In the past week, hundreds gathered in two mosques in Amsterdam and Rotterdam to voice concerns about growing discrimination.
“Without doubt, the dangers posed by Daesh and other radical.. groups have pushed people to look at each other differently,” blogger Nourdeen Wildeman said late Friday in a debate in the country’s largest mosque in Rotterdam.
Respected pollster Maurice de Hond also predicted that the long-established Christian Democratic Appeal (CDA) is climbing back into favor and may share second position with Wilders, also garnering 22 parties.
With a total of 28 parties chasing some 12.9 million eligible voters, the results are likely to be fragmented and negotiations to form the next coalition government could take months.
Many parties have vowed not to work with Wilders, and these elections have also seen the remarkable rise of the left-wing ecologists GroenLinks and their charismatic young leader Jesse Klaver.
“My weapons are hope and optimism,” the 30-year-old Klaver told AFP Saturday after campaigning in the southern university city of Eindhoven, where six party leaders gathered for a key debate.
“We have a realistic view for the future, these are our weapons... we don’t have a normal campaign. We are building a movement that is stronger than any parties in Netherlands.”

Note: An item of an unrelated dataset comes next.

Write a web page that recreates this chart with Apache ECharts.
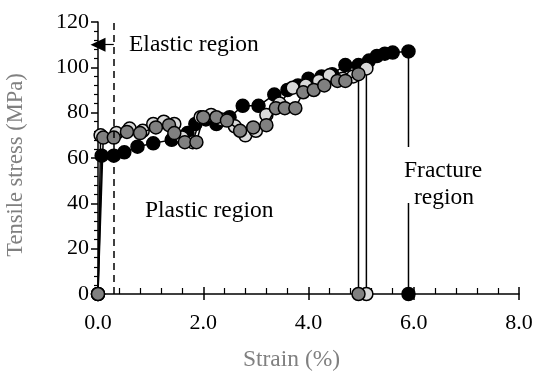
<!DOCTYPE html>
<html>
<head>
<meta charset="utf-8">
<script src="https://cdn.jsdelivr.net/npm/echarts@6.0.0/dist/echarts.min.js"></script>
<style>
  html, body { margin: 0; padding: 0; background: #fff; }
  #chart { width: 534px; height: 374px; }
</style>
</head>
<body>
<div id="chart"></div>
<script>
// strain (%) , stress (MPa) for each specimen
const blackData = [
    [0, 0], [0.07, 61], [0.3, 61], [0.5, 62.5], [0.75, 65], [1.05, 66.5], [1.4, 68],
    [1.7, 71], [1.85, 75], [2.05, 77], [2.25, 75], [2.5, 78], [2.75, 83], [3.05, 83],
    [3.35, 88], [3.6, 90], [3.8, 92], [4.0, 95], [4.25, 96], [4.45, 97], [4.7, 101],
    [4.95, 101], [5.15, 103], [5.3, 105], [5.45, 106], [5.6, 106.5], [5.9, 107], [5.9, 0]
];
const lightData = [
    [0, 0], [0.05, 70], [0.35, 71], [0.6, 73], [0.85, 72], [1.05, 75], [1.25, 76],
    [1.45, 75], [1.6, 69], [1.8, 67], [1.95, 78], [2.15, 79], [2.35, 77], [2.6, 74],
    [2.8, 70], [3.0, 72], [3.2, 79], [3.45, 84], [3.7, 91], [3.95, 92], [4.2, 94],
    [4.4, 96.5], [4.65, 95], [4.85, 96], [5.1, 99.5], [5.1, 0]
];
const grayData = [
    [0, 0], [0.1, 69], [0.3, 69], [0.55, 71.5], [0.8, 71], [1.1, 73.5], [1.35, 74.5],
    [1.45, 71], [1.65, 67], [1.87, 67], [2.0, 78], [2.25, 78], [2.45, 76.5], [2.7, 72],
    [2.95, 73.5], [3.2, 74.5], [3.38, 82], [3.55, 82], [3.75, 82], [3.9, 89], [4.1, 90],
    [4.3, 92], [4.55, 94], [4.7, 94], [4.95, 97], [4.95, 0]
];
const elasticLimit = 0.3;
const arrowY = 110;

const font = 'Liberation Serif';

const chart = echarts.init(document.getElementById('chart'));

function curve(data, color, z) {
    return {
        type: 'line',
        data: data,
        z: z,
        symbol: 'circle',
        symbolSize: 13,
        showAllSymbol: true,
        itemStyle: { color: color, borderColor: '#000', borderWidth: 1.5 },
        lineStyle: { color: '#000', width: 1.5 },
        animation: false
    };
}

const black = curve(blackData, '#000', 2);
black.markLine = {
    silent: true,
    symbol: 'none',
    label: { show: false },
    lineStyle: { color: '#000', type: [7, 5], width: 1.5 },
    data: [[{ coord: [elasticLimit, 0] }, { coord: [elasticLimit, 120] }]]
};
const light = curve(lightData, '#d9d9d9', 3);
const gray = curve(grayData, '#808080', 4);
gray.markLine = {
    silent: true,
    symbol: ['none', 'triangle'],
    symbolSize: [14, 15],
    label: { show: false },
    lineStyle: { color: '#000', type: 'solid', width: 1.2 },
    data: [[{ coord: [elasticLimit, arrowY] }, { coord: [0, arrowY] }]]
};

const option = {
    backgroundColor: '#fff',
    animation: false,
    grid: { left: 98, right: 15, top: 22, bottom: 80, containLabel: false, outerBoundsMode: 'none' },
    xAxis: [{
        type: 'value', min: 0, max: 8, interval: 2,
        name: 'Strain (%)', nameLocation: 'middle', nameGap: 54,
        nameTextStyle: { fontFamily: font, fontSize: 23.5, color: '#808080', padding: [0, 34, 0, 0] },
        axisLine: { lineStyle: { color: '#000', width: 1.5 } },
        axisTick: { inside: true, length: 7, lineStyle: { color: '#000', width: 1.5 } },
        minorTick: { show: true, splitNumber: 5, length: 6, lineStyle: { color: '#000', width: 1.2 } },
        axisLabel: { fontFamily: font, fontSize: 22, color: '#000', margin: 18, formatter: v => v.toFixed(1) },
        splitLine: { show: false }
    }, {
        type: 'value', min: 0, max: 8, interval: 2, position: 'bottom',
        axisLine: { show: false },
        axisTick: { show: true, inside: false, length: 6, lineStyle: { color: '#000', width: 1.5 } },
        axisLabel: { show: false },
        splitLine: { show: false }
    }],
    yAxis: [{
        type: 'value', min: 0, max: 120, interval: 20,
        name: 'Tensile stress (MPa)', nameLocation: 'middle', nameGap: 70,
        nameTextStyle: { fontFamily: font, fontSize: 22.5, color: '#808080', padding: [0, 14, 0, 0] },
        axisLine: { lineStyle: { color: '#000', width: 1.5 } },
        axisTick: { inside: false, length: 7, lineStyle: { color: '#000', width: 1.5 } },
        minorTick: { show: true, splitNumber: 5, length: 4, lineStyle: { color: '#000', width: 1.2 } },
        axisLabel: { fontFamily: font, fontSize: 22, color: '#000', margin: 9 },
        splitLine: { show: false }
    }],
    series: [black, light, gray],
    graphic: [
        // gap in the fracture marker line behind the label
        { type: 'rect', shape: { x: 403, y: 147, width: 10, height: 56 }, style: { fill: '#fff' }, z: 100 },
        { type: 'text', left: 129, top: 33, z: 101,
          style: { text: 'Elastic region', font: '23.5px "Liberation Serif"', fill: '#000' } },
        { type: 'text', left: 145, top: 199, z: 101,
          style: { text: 'Plastic region', font: '23.5px "Liberation Serif"', fill: '#000' } },
        { type: 'text', left: 404, top: 159, z: 101,
          style: { text: 'Fracture', font: '23.5px "Liberation Serif"', fill: '#000' } },
        { type: 'text', left: 414, top: 186, z: 101,
          style: { text: 'region', font: '23.5px "Liberation Serif"', fill: '#000' } }
    ]
};

chart.setOption(option);
</script>
</body>
</html>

Some 5,000 people flooded an Amsterdam hall last week in one of the country’s biggest political rallies in years, drawn by Klaver’s message.
Dutch political observers said the youthful Klaver, who is of Moroccan descent, is the antithesis of Wilders.
Several of the party leaders are already eyeing the coveted premiership, such as the leader of the progressive D66 party Alexander Pechthold.
“I think there should be an alternative to Mr. Rutte, and it should be a progressive alternative,” he told AFP Saturday on the sidelines of a debate in Eindhoven.